WORK INSTRUCTIONS. Go through the listing below and gather every line with the word "chart".

DATA SEGMENT.
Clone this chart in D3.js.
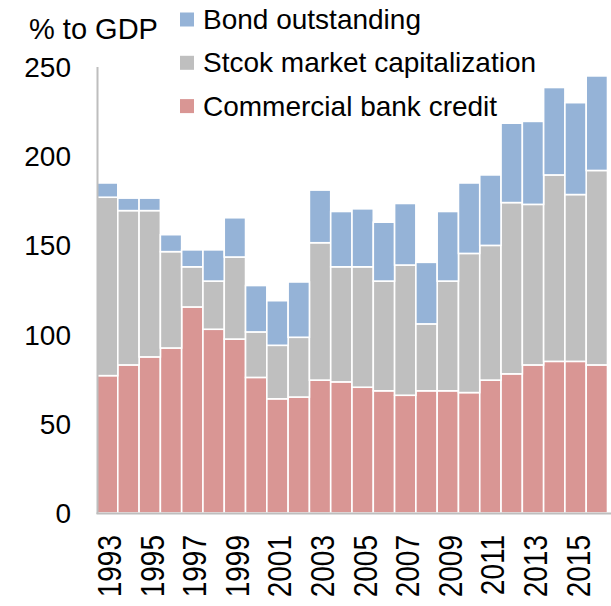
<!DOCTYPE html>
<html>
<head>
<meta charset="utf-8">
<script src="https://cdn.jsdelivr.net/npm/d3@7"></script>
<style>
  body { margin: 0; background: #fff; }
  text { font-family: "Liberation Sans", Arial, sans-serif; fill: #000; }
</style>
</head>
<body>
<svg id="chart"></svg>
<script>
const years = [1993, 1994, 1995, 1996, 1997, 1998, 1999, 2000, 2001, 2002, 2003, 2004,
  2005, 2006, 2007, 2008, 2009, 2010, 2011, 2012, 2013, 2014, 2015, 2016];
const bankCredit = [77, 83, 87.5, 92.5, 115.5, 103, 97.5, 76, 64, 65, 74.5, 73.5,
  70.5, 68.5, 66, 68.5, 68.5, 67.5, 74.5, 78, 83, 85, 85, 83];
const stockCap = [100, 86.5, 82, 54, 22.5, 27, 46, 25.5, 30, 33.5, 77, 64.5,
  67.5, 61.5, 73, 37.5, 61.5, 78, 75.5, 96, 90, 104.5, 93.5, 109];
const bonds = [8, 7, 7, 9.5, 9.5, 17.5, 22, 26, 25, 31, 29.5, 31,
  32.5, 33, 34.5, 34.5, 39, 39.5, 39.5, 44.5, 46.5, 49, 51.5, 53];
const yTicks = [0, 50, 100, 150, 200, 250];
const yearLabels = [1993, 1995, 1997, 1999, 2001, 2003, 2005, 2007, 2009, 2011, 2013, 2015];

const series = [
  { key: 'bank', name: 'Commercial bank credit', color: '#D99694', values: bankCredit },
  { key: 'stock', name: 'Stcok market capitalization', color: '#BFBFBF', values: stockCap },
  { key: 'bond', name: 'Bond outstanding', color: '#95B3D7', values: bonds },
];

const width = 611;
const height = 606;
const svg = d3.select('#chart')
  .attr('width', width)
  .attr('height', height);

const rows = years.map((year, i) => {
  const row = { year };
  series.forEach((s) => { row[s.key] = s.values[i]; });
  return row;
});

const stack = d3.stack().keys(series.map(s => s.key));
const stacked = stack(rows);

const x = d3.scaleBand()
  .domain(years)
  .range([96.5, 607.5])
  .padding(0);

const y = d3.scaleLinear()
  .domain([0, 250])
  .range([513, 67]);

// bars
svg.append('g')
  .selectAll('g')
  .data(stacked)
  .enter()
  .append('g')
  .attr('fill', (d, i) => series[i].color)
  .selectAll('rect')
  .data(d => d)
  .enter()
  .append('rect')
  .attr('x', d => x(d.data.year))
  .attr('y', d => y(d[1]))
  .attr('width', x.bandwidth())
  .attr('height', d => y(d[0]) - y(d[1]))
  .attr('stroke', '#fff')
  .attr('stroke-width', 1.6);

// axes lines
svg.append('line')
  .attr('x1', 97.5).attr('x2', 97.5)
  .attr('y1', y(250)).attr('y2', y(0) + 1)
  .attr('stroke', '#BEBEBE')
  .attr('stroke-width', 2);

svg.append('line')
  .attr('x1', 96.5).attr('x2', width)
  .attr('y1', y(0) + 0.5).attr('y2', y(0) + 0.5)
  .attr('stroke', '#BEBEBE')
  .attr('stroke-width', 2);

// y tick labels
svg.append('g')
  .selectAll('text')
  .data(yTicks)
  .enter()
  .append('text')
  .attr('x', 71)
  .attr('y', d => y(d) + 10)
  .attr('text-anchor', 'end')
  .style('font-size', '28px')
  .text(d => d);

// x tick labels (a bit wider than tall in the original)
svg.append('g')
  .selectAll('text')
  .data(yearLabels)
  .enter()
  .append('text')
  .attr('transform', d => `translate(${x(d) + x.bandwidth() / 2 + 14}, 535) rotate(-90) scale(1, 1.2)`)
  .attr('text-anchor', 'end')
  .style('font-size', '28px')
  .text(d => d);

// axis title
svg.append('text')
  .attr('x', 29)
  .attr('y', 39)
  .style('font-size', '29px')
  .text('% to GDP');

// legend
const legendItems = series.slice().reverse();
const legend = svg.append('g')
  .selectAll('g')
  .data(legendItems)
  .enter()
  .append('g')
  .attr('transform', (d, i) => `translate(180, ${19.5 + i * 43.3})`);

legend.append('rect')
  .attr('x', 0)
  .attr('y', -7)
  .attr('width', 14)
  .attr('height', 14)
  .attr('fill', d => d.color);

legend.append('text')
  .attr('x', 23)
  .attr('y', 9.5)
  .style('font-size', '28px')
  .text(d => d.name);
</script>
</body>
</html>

SOLUTION TO THIS PROBLEM.
Clone this chart in D3.js.
<svg id="chart"></svg>
const svg = d3.select('#chart')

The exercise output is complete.